#### [What is expected]
What follows is a block of records; reproduce all of it verbatim.

────────

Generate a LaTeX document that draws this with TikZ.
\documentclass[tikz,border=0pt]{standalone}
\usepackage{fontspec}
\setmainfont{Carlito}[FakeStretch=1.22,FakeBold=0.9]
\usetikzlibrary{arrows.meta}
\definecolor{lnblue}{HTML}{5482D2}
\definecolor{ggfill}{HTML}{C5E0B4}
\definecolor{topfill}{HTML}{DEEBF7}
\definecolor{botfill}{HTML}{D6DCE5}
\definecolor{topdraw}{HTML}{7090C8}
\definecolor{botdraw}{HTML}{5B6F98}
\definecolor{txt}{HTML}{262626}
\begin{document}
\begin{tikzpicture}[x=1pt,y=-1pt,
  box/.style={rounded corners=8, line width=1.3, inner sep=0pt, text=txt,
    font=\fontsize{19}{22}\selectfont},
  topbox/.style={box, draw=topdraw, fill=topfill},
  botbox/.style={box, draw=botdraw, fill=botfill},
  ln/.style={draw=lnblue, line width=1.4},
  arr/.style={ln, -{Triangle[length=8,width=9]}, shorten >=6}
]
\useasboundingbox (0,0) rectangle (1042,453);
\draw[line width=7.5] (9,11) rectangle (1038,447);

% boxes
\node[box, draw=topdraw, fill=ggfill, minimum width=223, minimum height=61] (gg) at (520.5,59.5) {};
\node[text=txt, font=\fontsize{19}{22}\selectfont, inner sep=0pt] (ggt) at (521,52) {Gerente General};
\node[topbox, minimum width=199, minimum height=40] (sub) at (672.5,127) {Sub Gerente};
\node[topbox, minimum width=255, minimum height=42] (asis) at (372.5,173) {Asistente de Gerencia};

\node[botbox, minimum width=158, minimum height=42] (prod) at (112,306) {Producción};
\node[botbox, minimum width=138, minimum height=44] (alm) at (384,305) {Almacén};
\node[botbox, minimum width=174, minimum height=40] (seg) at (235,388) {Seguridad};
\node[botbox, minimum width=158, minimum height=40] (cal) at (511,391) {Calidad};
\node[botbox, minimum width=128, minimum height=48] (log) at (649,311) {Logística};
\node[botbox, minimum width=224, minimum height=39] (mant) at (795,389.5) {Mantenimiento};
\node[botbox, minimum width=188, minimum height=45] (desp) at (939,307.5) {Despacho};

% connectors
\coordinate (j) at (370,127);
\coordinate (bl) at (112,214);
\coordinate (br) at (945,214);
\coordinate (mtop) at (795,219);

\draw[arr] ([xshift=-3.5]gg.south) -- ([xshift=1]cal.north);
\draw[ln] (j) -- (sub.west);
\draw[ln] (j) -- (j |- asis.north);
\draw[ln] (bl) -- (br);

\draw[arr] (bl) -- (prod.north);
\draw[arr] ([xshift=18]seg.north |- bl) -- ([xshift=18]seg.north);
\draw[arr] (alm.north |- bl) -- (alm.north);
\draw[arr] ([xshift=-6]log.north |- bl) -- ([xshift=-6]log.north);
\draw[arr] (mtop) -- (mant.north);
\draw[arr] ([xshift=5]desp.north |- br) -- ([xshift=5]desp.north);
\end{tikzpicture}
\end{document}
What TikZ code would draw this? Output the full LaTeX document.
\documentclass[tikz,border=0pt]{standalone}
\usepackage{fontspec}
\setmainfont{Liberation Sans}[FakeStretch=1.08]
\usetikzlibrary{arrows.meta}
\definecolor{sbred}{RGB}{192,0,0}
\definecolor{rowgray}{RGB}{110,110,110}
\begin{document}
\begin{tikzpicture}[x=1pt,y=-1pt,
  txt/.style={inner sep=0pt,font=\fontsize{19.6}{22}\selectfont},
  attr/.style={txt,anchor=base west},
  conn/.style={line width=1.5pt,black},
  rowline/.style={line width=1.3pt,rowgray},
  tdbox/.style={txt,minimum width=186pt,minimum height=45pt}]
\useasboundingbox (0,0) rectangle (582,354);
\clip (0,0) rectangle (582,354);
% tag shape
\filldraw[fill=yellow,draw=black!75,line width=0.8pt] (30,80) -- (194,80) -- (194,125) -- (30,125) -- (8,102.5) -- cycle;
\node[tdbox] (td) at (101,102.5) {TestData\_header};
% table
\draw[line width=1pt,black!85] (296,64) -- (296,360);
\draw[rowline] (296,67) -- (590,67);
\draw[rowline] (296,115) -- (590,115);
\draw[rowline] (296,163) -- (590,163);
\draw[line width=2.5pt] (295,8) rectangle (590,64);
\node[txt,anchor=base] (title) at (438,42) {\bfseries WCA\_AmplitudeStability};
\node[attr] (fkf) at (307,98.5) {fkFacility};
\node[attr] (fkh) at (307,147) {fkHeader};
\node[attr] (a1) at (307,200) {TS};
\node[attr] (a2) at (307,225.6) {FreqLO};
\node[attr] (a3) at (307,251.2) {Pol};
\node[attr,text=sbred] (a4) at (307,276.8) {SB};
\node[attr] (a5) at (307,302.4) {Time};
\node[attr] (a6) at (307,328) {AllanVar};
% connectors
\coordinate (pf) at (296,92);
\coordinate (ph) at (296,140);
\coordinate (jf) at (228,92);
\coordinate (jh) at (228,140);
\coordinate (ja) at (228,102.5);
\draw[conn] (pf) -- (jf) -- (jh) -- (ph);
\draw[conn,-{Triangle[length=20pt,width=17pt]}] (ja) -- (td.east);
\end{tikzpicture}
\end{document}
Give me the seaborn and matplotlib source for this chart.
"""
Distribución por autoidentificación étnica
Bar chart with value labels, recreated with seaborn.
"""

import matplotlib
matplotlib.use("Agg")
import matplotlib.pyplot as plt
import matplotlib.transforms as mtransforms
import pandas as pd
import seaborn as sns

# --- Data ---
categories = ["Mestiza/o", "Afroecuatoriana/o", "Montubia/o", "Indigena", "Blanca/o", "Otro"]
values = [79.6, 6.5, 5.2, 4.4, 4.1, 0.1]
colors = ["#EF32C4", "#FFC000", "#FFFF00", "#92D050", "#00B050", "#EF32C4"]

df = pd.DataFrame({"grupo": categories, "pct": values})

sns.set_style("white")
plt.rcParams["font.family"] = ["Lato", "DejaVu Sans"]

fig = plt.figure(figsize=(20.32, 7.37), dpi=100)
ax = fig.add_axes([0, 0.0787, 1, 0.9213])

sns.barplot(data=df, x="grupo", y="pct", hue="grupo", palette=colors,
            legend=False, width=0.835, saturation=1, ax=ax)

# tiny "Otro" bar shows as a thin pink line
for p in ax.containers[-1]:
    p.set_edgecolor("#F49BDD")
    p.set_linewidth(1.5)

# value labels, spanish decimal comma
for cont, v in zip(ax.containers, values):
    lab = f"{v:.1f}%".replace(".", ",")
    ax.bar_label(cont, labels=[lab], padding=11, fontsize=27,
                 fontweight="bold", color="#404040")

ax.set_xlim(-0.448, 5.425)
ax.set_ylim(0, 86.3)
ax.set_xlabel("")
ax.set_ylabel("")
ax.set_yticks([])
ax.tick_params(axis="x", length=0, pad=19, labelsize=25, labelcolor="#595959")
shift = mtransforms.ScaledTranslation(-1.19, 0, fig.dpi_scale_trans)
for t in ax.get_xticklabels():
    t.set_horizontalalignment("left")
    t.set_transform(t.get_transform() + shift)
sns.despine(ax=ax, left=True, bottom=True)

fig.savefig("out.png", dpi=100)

────────

#### [Task solution]
Generate a LaTeX document that draws this with TikZ.
\documentclass[tikz,border=0pt]{standalone}
\usepackage{fontspec}
\setmainfont{Carlito}[FakeStretch=1.22,FakeBold=0.9]
\usetikzlibrary{arrows.meta}
\definecolor{lnblue}{HTML}{5482D2}
\definecolor{ggfill}{HTML}{C5E0B4}
\definecolor{topfill}{HTML}{DEEBF7}
\definecolor{botfill}{HTML}{D6DCE5}
\definecolor{topdraw}{HTML}{7090C8}
\definecolor{botdraw}{HTML}{5B6F98}
\definecolor{txt}{HTML}{262626}
\begin{document}
\begin{tikzpicture}[x=1pt,y=-1pt,
  box/.style={rounded corners=8, line width=1.3, inner sep=0pt, text=txt,
    font=\fontsize{19}{22}\selectfont},
  topbox/.style={box, draw=topdraw, fill=topfill},
  botbox/.style={box, draw=botdraw, fill=botfill},
  ln/.style={draw=lnblue, line width=1.4},
  arr/.style={ln, -{Triangle[length=8,width=9]}, shorten >=6}
]
\useasboundingbox (0,0) rectangle (1042,453);
\draw[line width=7.5] (9,11) rectangle (1038,447);

% boxes
\node[box, draw=topdraw, fill=ggfill, minimum width=223, minimum height=61] (gg) at (520.5,59.5) {};
\node[text=txt, font=\fontsize{19}{22}\selectfont, inner sep=0pt] (ggt) at (521,52) {Gerente General};
\node[topbox, minimum width=199, minimum height=40] (sub) at (672.5,127) {Sub Gerente};
\node[topbox, minimum width=255, minimum height=42] (asis) at (372.5,173) {Asistente de Gerencia};

\node[botbox, minimum width=158, minimum height=42] (prod) at (112,306) {Producción};
\node[botbox, minimum width=138, minimum height=44] (alm) at (384,305) {Almacén};
\node[botbox, minimum width=174, minimum height=40] (seg) at (235,388) {Seguridad};
\node[botbox, minimum width=158, minimum height=40] (cal) at (511,391) {Calidad};
\node[botbox, minimum width=128, minimum height=48] (log) at (649,311) {Logística};
\node[botbox, minimum width=224, minimum height=39] (mant) at (795,389.5) {Mantenimiento};
\node[botbox, minimum width=188, minimum height=45] (desp) at (939,307.5) {Despacho};

% connectors
\coordinate (j) at (370,127);
\coordinate (bl) at (112,214);
\coordinate (br) at (945,214);
\coordinate (mtop) at (795,219);

\draw[arr] ([xshift=-3.5]gg.south) -- ([xshift=1]cal.north);
\draw[ln] (j) -- (sub.west);
\draw[ln] (j) -- (j |- asis.north);
\draw[ln] (bl) -- (br);

\draw[arr] (bl) -- (prod.north);
\draw[arr] ([xshift=18]seg.north |- bl) -- ([xshift=18]seg.north);
\draw[arr] (alm.north |- bl) -- (alm.north);
\draw[arr] ([xshift=-6]log.north |- bl) -- ([xshift=-6]log.north);
\draw[arr] (mtop) -- (mant.north);
\draw[arr] ([xshift=5]desp.north |- br) -- ([xshift=5]desp.north);
\end{tikzpicture}
\end{document}
What TikZ code would draw this? Output the full LaTeX document.
\documentclass[tikz,border=0pt]{standalone}
\usepackage{fontspec}
\setmainfont{Liberation Sans}[FakeStretch=1.08]
\usetikzlibrary{arrows.meta}
\definecolor{sbred}{RGB}{192,0,0}
\definecolor{rowgray}{RGB}{110,110,110}
\begin{document}
\begin{tikzpicture}[x=1pt,y=-1pt,
  txt/.style={inner sep=0pt,font=\fontsize{19.6}{22}\selectfont},
  attr/.style={txt,anchor=base west},
  conn/.style={line width=1.5pt,black},
  rowline/.style={line width=1.3pt,rowgray},
  tdbox/.style={txt,minimum width=186pt,minimum height=45pt}]
\useasboundingbox (0,0) rectangle (582,354);
\clip (0,0) rectangle (582,354);
% tag shape
\filldraw[fill=yellow,draw=black!75,line width=0.8pt] (30,80) -- (194,80) -- (194,125) -- (30,125) -- (8,102.5) -- cycle;
\node[tdbox] (td) at (101,102.5) {TestData\_header};
% table
\draw[line width=1pt,black!85] (296,64) -- (296,360);
\draw[rowline] (296,67) -- (590,67);
\draw[rowline] (296,115) -- (590,115);
\draw[rowline] (296,163) -- (590,163);
\draw[line width=2.5pt] (295,8) rectangle (590,64);
\node[txt,anchor=base] (title) at (438,42) {\bfseries WCA\_AmplitudeStability};
\node[attr] (fkf) at (307,98.5) {fkFacility};
\node[attr] (fkh) at (307,147) {fkHeader};
\node[attr] (a1) at (307,200) {TS};
\node[attr] (a2) at (307,225.6) {FreqLO};
\node[attr] (a3) at (307,251.2) {Pol};
\node[attr,text=sbred] (a4) at (307,276.8) {SB};
\node[attr] (a5) at (307,302.4) {Time};
\node[attr] (a6) at (307,328) {AllanVar};
% connectors
\coordinate (pf) at (296,92);
\coordinate (ph) at (296,140);
\coordinate (jf) at (228,92);
\coordinate (jh) at (228,140);
\coordinate (ja) at (228,102.5);
\draw[conn] (pf) -- (jf) -- (jh) -- (ph);
\draw[conn,-{Triangle[length=20pt,width=17pt]}] (ja) -- (td.east);
\end{tikzpicture}
\end{document}
Give me the seaborn and matplotlib source for this chart.
"""
Distribución por autoidentificación étnica
Bar chart with value labels, recreated with seaborn.
"""

import matplotlib
matplotlib.use("Agg")
import matplotlib.pyplot as plt
import matplotlib.transforms as mtransforms
import pandas as pd
import seaborn as sns

# --- Data ---
categories = ["Mestiza/o", "Afroecuatoriana/o", "Montubia/o", "Indigena", "Blanca/o", "Otro"]
values = [79.6, 6.5, 5.2, 4.4, 4.1, 0.1]
colors = ["#EF32C4", "#FFC000", "#FFFF00", "#92D050", "#00B050", "#EF32C4"]

df = pd.DataFrame({"grupo": categories, "pct": values})

sns.set_style("white")
plt.rcParams["font.family"] = ["Lato", "DejaVu Sans"]

fig = plt.figure(figsize=(20.32, 7.37), dpi=100)
ax = fig.add_axes([0, 0.0787, 1, 0.9213])

sns.barplot(data=df, x="grupo", y="pct", hue="grupo", palette=colors,
            legend=False, width=0.835, saturation=1, ax=ax)

# tiny "Otro" bar shows as a thin pink line
for p in ax.containers[-1]:
    p.set_edgecolor("#F49BDD")
    p.set_linewidth(1.5)

# value labels, spanish decimal comma
for cont, v in zip(ax.containers, values):
    lab = f"{v:.1f}%".replace(".", ",")
    ax.bar_label(cont, labels=[lab], padding=11, fontsize=27,
                 fontweight="bold", color="#404040")

ax.set_xlim(-0.448, 5.425)
ax.set_ylim(0, 86.3)
ax.set_xlabel("")
ax.set_ylabel("")
ax.set_yticks([])
ax.tick_params(axis="x", length=0, pad=19, labelsize=25, labelcolor="#595959")
shift = mtransforms.ScaledTranslation(-1.19, 0, fig.dpi_scale_trans)
for t in ax.get_xticklabels():
    t.set_horizontalalignment("left")
    t.set_transform(t.get_transform() + shift)
sns.despine(ax=ax, left=True, bottom=True)

fig.savefig("out.png", dpi=100)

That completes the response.